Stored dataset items
◆ ◆ ◆ ◆

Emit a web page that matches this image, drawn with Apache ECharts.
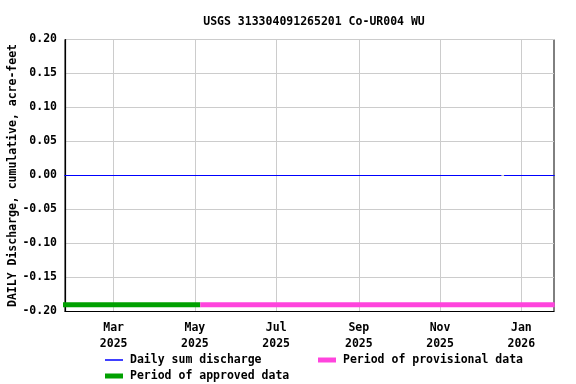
<!DOCTYPE html>
<html><head><meta charset="utf-8">
<script src="https://cdn.jsdelivr.net/npm/echarts@6/dist/echarts.min.js"></script>
<style>html,body{margin:0;padding:0;background:#fff}#c{width:576px;height:384px}</style>
</head><body><div id="c"></div>
<script>
const titleText = 'USGS 313304091265201 Co-UR004 WU';
const yAxisTitle = 'DAILY Discharge, cumulative, acre-feet';
const xRange = ['2025-01-23T12:00:00Z', '2026-01-25T12:00:00Z'];
const xTickDates = ['2025-03-01', '2025-05-01', '2025-07-01', '2025-09-01', '2025-11-01', '2026-01-01'];
const xTickLabels = ['Mar\n2025', 'May\n2025', 'Jul\n2025', 'Sep\n2025', 'Nov\n2025', 'Jan\n2026'];
const yMin = -0.20, yMax = 0.20, yStep = 0.05;
const dischargeDates = ['2025-01-23', '2025-12-17', '2025-12-18', '2025-12-19', '2026-01-26'];
const dischargeValues = [0, 0, null, 0, 0];
const approvedDates = ['2025-01-22', '2025-05-05'];
const approvedValues = [-0.19, -0.19];
const provisionalDates = ['2025-05-05', '2026-01-26'];
const provisionalValues = [-0.19, -0.19];

const t = s => Date.parse(s.length === 10 ? s + 'T00:00:00Z' : s);
const pairs = (d, v) => d.map((x, i) => [t(x), v[i]]);
const tickVals = xTickDates.map(t);
const labelMap = {};
tickVals.forEach((v, i) => labelMap[v] = xTickLabels[i]);
const FONT = 'DejaVu Sans Mono';
const txt = {fontFamily: FONT, fontWeight: 'bold', fontSize: 11.5, color: '#000'};
const BLUE = '#0000ff', GREEN = '#00a000', PINK = '#ff44dd';

const chart = echarts.init(document.getElementById('c'), null, {renderer: 'canvas'});
chart.setOption({
  animation: false,
  backgroundColor: '#fff',
  title: {text: titleText, left: 309, top: 11, textAlign: 'center',
    textStyle: Object.assign({}, txt)},
  grid: {left: 65, right: 22, top: 39.5, bottom: 72.5, show: true, borderColor: '#000', borderWidth: 1,
    containLabel: false, outerBoundsMode: 'none'},
  legend: [
    {left: 100, top: 349, data: ['Daily sum discharge'], itemWidth: 18, itemHeight: 1.5, icon: 'rect', itemGap: 4,
      textStyle: Object.assign({}, txt, {padding: [0, 0, 0, 2]})},
    {left: 313, top: 349, data: ['Period of provisional data'], itemWidth: 18, itemHeight: 5, icon: 'rect',
      textStyle: Object.assign({}, txt, {padding: [0, 0, 0, 2]})},
    {left: 100, top: 365, data: ['Period of approved data'], itemWidth: 18, itemHeight: 5, icon: 'rect',
      textStyle: Object.assign({}, txt, {padding: [0, 0, 0, 2]})}
  ],
  xAxis: {
    type: 'value', min: t(xRange[0]), max: t(xRange[1]),
    axisLine: {show: true, onZero: false, lineStyle: {color: '#000', width: 1.2}},
    axisTick: {show: false, customValues: tickVals},
    splitLine: {show: true, lineStyle: {color: '#cccccc', width: 1}},
    axisLabel: Object.assign({}, txt, {customValues: tickVals, margin: 9, lineHeight: 16,
      formatter: v => labelMap[v] || ''})
  },
  yAxis: {
    type: 'value', min: yMin, max: yMax, interval: yStep,
    name: yAxisTitle, nameLocation: 'middle', nameGap: 46, nameMoveOverlap: false,
    nameTextStyle: Object.assign({}, txt),
    axisLine: {show: true, onZero: false, lineStyle: {color: '#000', width: 1.2}},
    axisTick: {show: false},
    splitLine: {show: true, lineStyle: {color: '#cccccc', width: 1}},
    axisLabel: Object.assign({}, txt, {margin: 8, formatter: v => v.toFixed(2)})
  },
  series: [
    {name: 'Period of approved data', type: 'line', data: pairs(approvedDates, approvedValues),
      symbol: 'none', lineStyle: {color: GREEN, width: 5}, itemStyle: {color: GREEN}, z: 3},
    {name: 'Period of provisional data', type: 'line', data: pairs(provisionalDates, provisionalValues),
      symbol: 'none', lineStyle: {color: PINK, width: 5}, itemStyle: {color: PINK}, z: 3},
    {name: 'Daily sum discharge', type: 'line', data: pairs(dischargeDates, dischargeValues),
      symbol: 'none', connectNulls: false, lineStyle: {color: BLUE, width: 1}, itemStyle: {color: BLUE}, z: 4}
  ]
});
</script></body></html>
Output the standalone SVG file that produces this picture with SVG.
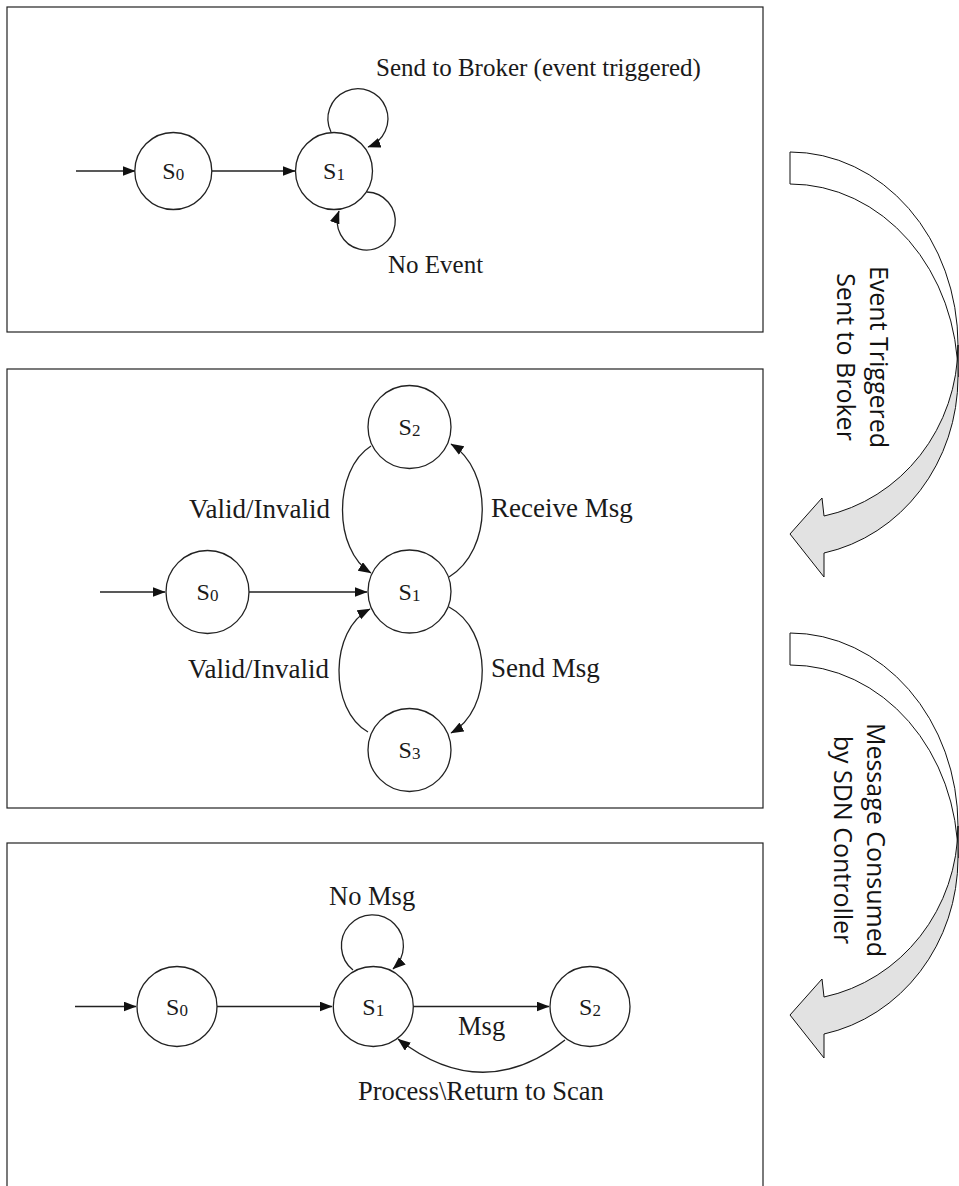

◆ ◆ ◆ ◆

#### WHAT IS BEING ASKED:
Restate the listing above word for word, and skip the pictures.

#### FINAL RESULT:
Emit a web page that matches this image, drawn with Apache ECharts.
<!DOCTYPE html>
<html><head><meta charset="utf-8">
<script src="https://cdn.jsdelivr.net/npm/echarts@6/dist/echarts.min.js"></script>
<style>html,body{margin:0;padding:0;background:#fff}#c{width:576px;height:384px}</style>
</head><body><div id="c"></div>
<script>
const titleText = 'USGS 313304091265201 Co-UR004 WU';
const yAxisTitle = 'DAILY Discharge, cumulative, acre-feet';
const xRange = ['2025-01-23T12:00:00Z', '2026-01-25T12:00:00Z'];
const xTickDates = ['2025-03-01', '2025-05-01', '2025-07-01', '2025-09-01', '2025-11-01', '2026-01-01'];
const xTickLabels = ['Mar\n2025', 'May\n2025', 'Jul\n2025', 'Sep\n2025', 'Nov\n2025', 'Jan\n2026'];
const yMin = -0.20, yMax = 0.20, yStep = 0.05;
const dischargeDates = ['2025-01-23', '2025-12-17', '2025-12-18', '2025-12-19', '2026-01-26'];
const dischargeValues = [0, 0, null, 0, 0];
const approvedDates = ['2025-01-22', '2025-05-05'];
const approvedValues = [-0.19, -0.19];
const provisionalDates = ['2025-05-05', '2026-01-26'];
const provisionalValues = [-0.19, -0.19];

const t = s => Date.parse(s.length === 10 ? s + 'T00:00:00Z' : s);
const pairs = (d, v) => d.map((x, i) => [t(x), v[i]]);
const tickVals = xTickDates.map(t);
const labelMap = {};
tickVals.forEach((v, i) => labelMap[v] = xTickLabels[i]);
const FONT = 'DejaVu Sans Mono';
const txt = {fontFamily: FONT, fontWeight: 'bold', fontSize: 11.5, color: '#000'};
const BLUE = '#0000ff', GREEN = '#00a000', PINK = '#ff44dd';

const chart = echarts.init(document.getElementById('c'), null, {renderer: 'canvas'});
chart.setOption({
  animation: false,
  backgroundColor: '#fff',
  title: {text: titleText, left: 309, top: 11, textAlign: 'center',
    textStyle: Object.assign({}, txt)},
  grid: {left: 65, right: 22, top: 39.5, bottom: 72.5, show: true, borderColor: '#000', borderWidth: 1,
    containLabel: false, outerBoundsMode: 'none'},
  legend: [
    {left: 100, top: 349, data: ['Daily sum discharge'], itemWidth: 18, itemHeight: 1.5, icon: 'rect', itemGap: 4,
      textStyle: Object.assign({}, txt, {padding: [0, 0, 0, 2]})},
    {left: 313, top: 349, data: ['Period of provisional data'], itemWidth: 18, itemHeight: 5, icon: 'rect',
      textStyle: Object.assign({}, txt, {padding: [0, 0, 0, 2]})},
    {left: 100, top: 365, data: ['Period of approved data'], itemWidth: 18, itemHeight: 5, icon: 'rect',
      textStyle: Object.assign({}, txt, {padding: [0, 0, 0, 2]})}
  ],
  xAxis: {
    type: 'value', min: t(xRange[0]), max: t(xRange[1]),
    axisLine: {show: true, onZero: false, lineStyle: {color: '#000', width: 1.2}},
    axisTick: {show: false, customValues: tickVals},
    splitLine: {show: true, lineStyle: {color: '#cccccc', width: 1}},
    axisLabel: Object.assign({}, txt, {customValues: tickVals, margin: 9, lineHeight: 16,
      formatter: v => labelMap[v] || ''})
  },
  yAxis: {
    type: 'value', min: yMin, max: yMax, interval: yStep,
    name: yAxisTitle, nameLocation: 'middle', nameGap: 46, nameMoveOverlap: false,
    nameTextStyle: Object.assign({}, txt),
    axisLine: {show: true, onZero: false, lineStyle: {color: '#000', width: 1.2}},
    axisTick: {show: false},
    splitLine: {show: true, lineStyle: {color: '#cccccc', width: 1}},
    axisLabel: Object.assign({}, txt, {margin: 8, formatter: v => v.toFixed(2)})
  },
  series: [
    {name: 'Period of approved data', type: 'line', data: pairs(approvedDates, approvedValues),
      symbol: 'none', lineStyle: {color: GREEN, width: 5}, itemStyle: {color: GREEN}, z: 3},
    {name: 'Period of provisional data', type: 'line', data: pairs(provisionalDates, provisionalValues),
      symbol: 'none', lineStyle: {color: PINK, width: 5}, itemStyle: {color: PINK}, z: 3},
    {name: 'Daily sum discharge', type: 'line', data: pairs(dischargeDates, dischargeValues),
      symbol: 'none', connectNulls: false, lineStyle: {color: BLUE, width: 1}, itemStyle: {color: BLUE}, z: 4}
  ]
});
</script></body></html>
Output the standalone SVG file that produces this picture with SVG.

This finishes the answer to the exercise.